Na íntegra

Reflexão do Papa no momento de oração pelos Migrantes e Refugiados

REFLEXÃO DO PAPA FRANCISCO
Sínodo 2023 – Momento de oração pelos migrantes e refugiados
Praça São Pedro
Quinta-feira, 19 de outubro de 2023

Santa Sé

Nunca conseguiremos agradecer suficientemente a São Lucas por nos ter transmitido esta parábola do Senhor (cf. Lc 10, 25-37). A mesma está também no centro da Encíclica Fratelli tutti, porque é uma chave, eu diria a chave, para passar dum mundo fechado a um mundo aberto, dum mundo em guerra a um mundo em paz. Escutamo-la, nesta tarde, pensando aos migrantes, aqui representados nesta grande escultura, com homens e mulheres das mais variadas idades e proveniência.

A estrada, que levava de Jerusalém a Jericó, não era segura, tal como hoje não o são as numerosas rotas migratórias que atravessam desertos, florestas, rios e mares. Quantos irmãos e irmãs estão, hoje, na mesma condição daquele viandante da parábola! Quantos são roubados, espoliados e espancados no caminho! Partem enganados por traficantes sem escrúpulos; depois são vendidos como mercadoria de intercâmbio. Acabam sequestrados, prisioneiros, explorados e reduzidos à escravidão. São humilhados, torturados e estuprados. Muitos morrem, sem nunca chegar à meta. As rotas migratórias do nosso tempo estão cheias de homens e mulheres feridos e abandonados semimortos, cheias de irmãos e irmãs cujo sofrimento brada aos olhos de Deus. Com frequência, trata-se de pessoas que fogem da guerra e do terrorismo, como infelizmente temos visto nestes dias.

Também hoje, como então, há quem veja e passe além, criando-se com certeza uma boa justificação, mas na realidade fá-lo por egoísmo, indiferença, medo. Diverso é o procedimento daquele samaritano… Diz o Evangelho que, ao ver aquele homem ferido, teve compaixão dele (cf. 10, 33). A compaixão é o distintivo de Deus no nosso coração; é a chave. Aqui está o ponto de viragem. Na verdade, a partir daquele momento, a vida daquele ferido começa a melhorar, graças àquele estrangeiro que se comportou como irmão. E assim o fruto não é apenas uma boa ação de assistência; o fruto é a fraternidade.

Como o bom samaritano, somos chamados a fazer-nos próximo de todos os viandantes de hoje, para salvar a sua vida, cuidar das suas feridas, aliviar o seu sofrimento. Para muitos, infelizmente, é já demasiado tarde e só nos resta chorar sobre o seu túmulo, se é que tiveram um; mas o Senhor, que conhece o rosto de cada um, não o esquece.
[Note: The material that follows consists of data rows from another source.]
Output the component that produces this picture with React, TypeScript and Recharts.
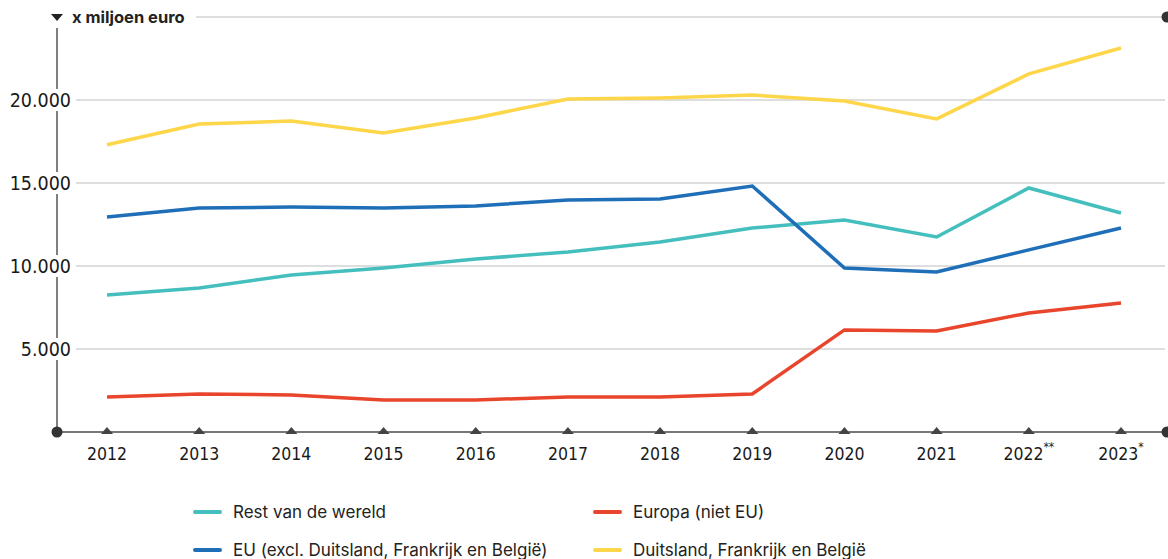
import React from 'react';
import { LineChart, Line, XAxis, YAxis, CartesianGrid } from 'recharts';

const YEARS = ['2012', '2013', '2014', '2015', '2016', '2017', '2018', '2019', '2020', '2021', '2022', '2023'];
const YEAR_NOTES = ['', '', '', '', '', '', '', '', '', '', '**', '*'];

const REST_WERELD = [8250, 8680, 9460, 9880, 10420, 10850, 11450, 12290, 12770, 11750, 14700, 13190];
const EUROPA_NIET_EU = [2110, 2290, 2230, 1930, 1930, 2110, 2110, 2290, 6150, 6090, 7170, 7770];
const EU_EXCL = [12950, 13490, 13550, 13490, 13620, 13980, 14040, 14820, 9880, 9640, 10970, 12290];
const DFB = [17300, 18550, 18730, 18010, 18920, 20060, 20120, 20300, 19940, 18860, 21570, 23130];

const Y_TICKS = [0, 5000, 10000, 15000, 20000, 25000];

const SERIES = [
  { key: 'rest', name: 'Rest van de wereld', color: '#45bfbd', values: REST_WERELD },
  { key: 'europa', name: 'Europa (niet EU)', color: '#e8452c', values: EUROPA_NIET_EU },
  { key: 'eu', name: 'EU (excl. Duitsland, Frankrijk en België)', color: '#1f6fb8', values: EU_EXCL },
  { key: 'dfb', name: 'Duitsland, Frankrijk en België', color: '#fdd64a', values: DFB },
];

const data = YEARS.map((year, i) => {
  const row: Record<string, any> = { year, note: YEAR_NOTES[i] };
  SERIES.forEach((s) => (row[s.key] = s.values[i]));
  return row;
});

const W = 1168;
const H = 470;
const AXIS_X = 57;
const PLOT_RIGHT = 1165;
const TICK_FONT = '"DejaVu Sans Condensed", "DejaVu Sans", sans-serif';

const fmt = (v: number) => v.toLocaleString('nl-NL');

function YTick(props: any) {
  const { x, y, payload } = props;
  const v = payload.value;
  if (v === 0) {
    return (
      <g>
        <circle cx={x} cy={y} r={5.5} fill="#333" />
        <circle cx={W - 1} cy={y} r={5.5} fill="#333" />
      </g>
    );
  }
  if (v === 25000) {
    return (
      <g>
        <rect x={0} y={y - 12} width={196} height={23} fill="#fff" />
        <path d={`M${x - 6},${y - 3} L${x + 6},${y - 3} L${x},${y + 4} Z`} fill="#222" />
        <text x={x + 15} y={y + 6} fontFamily="Inter, sans-serif" fontWeight={700} fontSize={16.5} fill="#222">
          x miljoen euro
        </text>
        <circle cx={W - 1} cy={y} r={5.5} fill="#333" />
      </g>
    );
  }
  return (
    <g>
      <rect x={0} y={y - 11} width={76} height={22} fill="#fff" />
      <text x={x + 14} y={y + 7} textAnchor="end" fontFamily={TICK_FONT} fontSize={19.5} fill="#1a1a1a">
        {fmt(v)}
      </text>
    </g>
  );
}

function XTick(props: any) {
  const { x, y, payload, index } = props;
  const note = YEAR_NOTES[index] || '';
  return (
    <g>
      <path d={`M${x - 6},${y} L${x + 6},${y} L${x},${y - 7} Z`} fill="#444" />
      <text x={x} y={y + 26} textAnchor="middle" fontFamily={TICK_FONT} fontSize={17.5} fill="#1a1a1a">
        {payload.value}
        {note && (
          <tspan dy={-9} fontSize={12}>
            {note}
          </tspan>
        )}
      </text>
    </g>
  );
}

function LegendBlock() {
  return (
    <div
      style={{
        position: 'absolute',
        left: 193,
        top: 498,
        display: 'grid',
        gridTemplateColumns: '400px 400px',
        rowGap: 11,
        fontFamily: 'Inter, sans-serif',
        fontSize: 17,
        color: '#222',
      }}
    >
      {SERIES.map((s) => (
        <div key={s.key} style={{ display: 'flex', alignItems: 'center', height: 27 }}>
          <span
            style={{ display: 'inline-block', width: 29, height: 4, borderRadius: 2, background: s.color, marginRight: 11 }}
          />
          <span>{s.name}</span>
        </div>
      ))}
    </div>
  );
}

export default function App() {
  return (
    <div style={{ position: 'absolute', left: 0, top: 0, width: 1168, height: 559, background: '#fff' }}>
      <LineChart width={W} height={H} data={data} margin={{ top: 17, right: W - PLOT_RIGHT, bottom: 0, left: 0 }}>
        <CartesianGrid vertical={false} stroke="#bdbdbd" strokeWidth={1} />
        <XAxis
          dataKey="year"
          height={38}
          padding={{ left: 50, right: 44 }}
          axisLine={{ stroke: '#555', strokeWidth: 1.5 }}
          tickLine={false}
          tickSize={0}
          tick={<XTick />}
          interval={0}
        />
        <YAxis
          width={AXIS_X}
          domain={[0, 25000]}
          ticks={Y_TICKS}
          axisLine={{ stroke: '#555', strokeWidth: 1.5 }}
          tickLine={false}
          tickSize={0}
          tickMargin={0}
          tick={<YTick />}
          interval={0}
        />
        {SERIES.map((s) => (
          <Line
            key={s.key}
            dataKey={s.key}
            name={s.name}
            stroke={s.color}
            strokeWidth={3.5}
            dot={false}
            type="linear"
            isAnimationActive={false}
          />
        ))}
      </LineChart>
      <LegendBlock />
    </div>
  );
}
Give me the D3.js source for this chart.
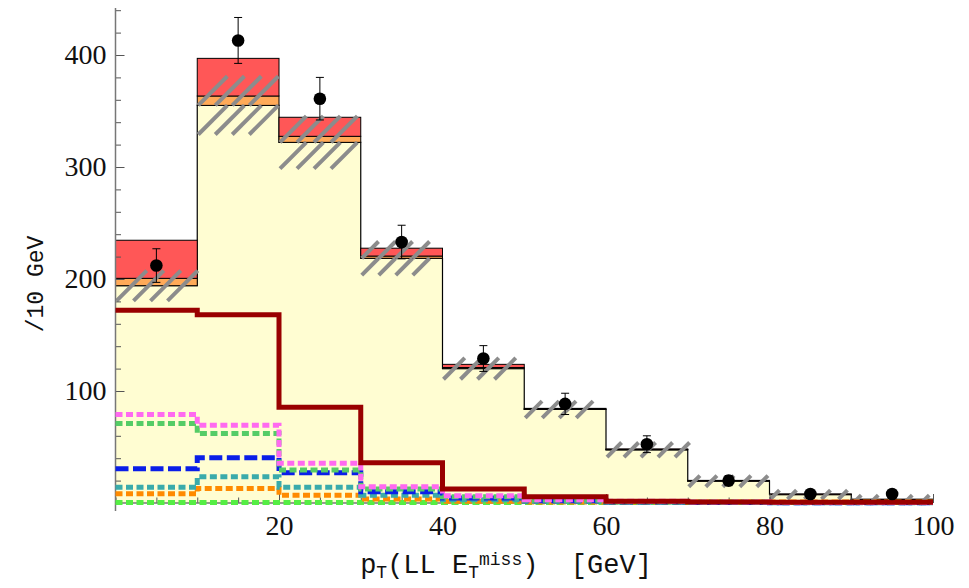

O bom samaritano não se limita a socorrer, no caminho, o desventurado viandante; coloca-o no seu burro, leva-o para uma pousada e cuida dele. Aqui podemos encontrar o sentido dos quatro verbos que resumem a nossa ação com os migrantes: acolher, proteger, promover e integrar. Trata-se duma responsabilidade a longo prazo; de facto, o bom samaritano compromete-se à saída para quando regressar. Por isso, é importante preparar-nos adequadamente para os desafios das migrações de hoje, cientes naturalmente das questões críticas que levantam, mas também das oportunidades que oferecem para o crescimento de sociedades mais inclusivas, mais graciosas, mais pacíficas.

Permitam-me assinalar aqui a urgência doutra ação, que não está contemplada na parábola. Temos todos de nos comprometer em tornar mais segura a estrada, para que os viandantes de hoje não caiam vítima dos salteadores. É necessário dobrar de esforços para combater as redes criminosas, que especulam sobre os sonhos dos migrantes; mas ocorre igualmente indicar-lhes estradas mais seguras. Há necessidade, pois, de maior empenho para se ampliar os canais migratórios regulares. No cenário mundial atual, é evidente a necessidade de fazer dialogar as políticas demográficas e econômicas com as políticas migratórias, em benefício de todas as pessoas implicadas, sem nunca nos esquecermos de colocar no centro os mais vulneráveis. E é preciso também promover uma abordagem comum e corresponsável da governação dos fluxos migratórios, que parecem destinados a aumentar nos próximos anos.

Peçamos ao Senhor a graça de nos fazer próximos de todos os migrantes e refugiados que batem à nossa porta, porque hoje «quem não é salteador e quem não passa ao largo, ou está ferido ou carrega aos ombros algum ferido» (FRANCISCO, Fratelli tutti, 70).

E, agora, vamos fazer um breve momento de silêncio, recordando todos aqueles que perderam a vida ao longo das várias rotas migratórias.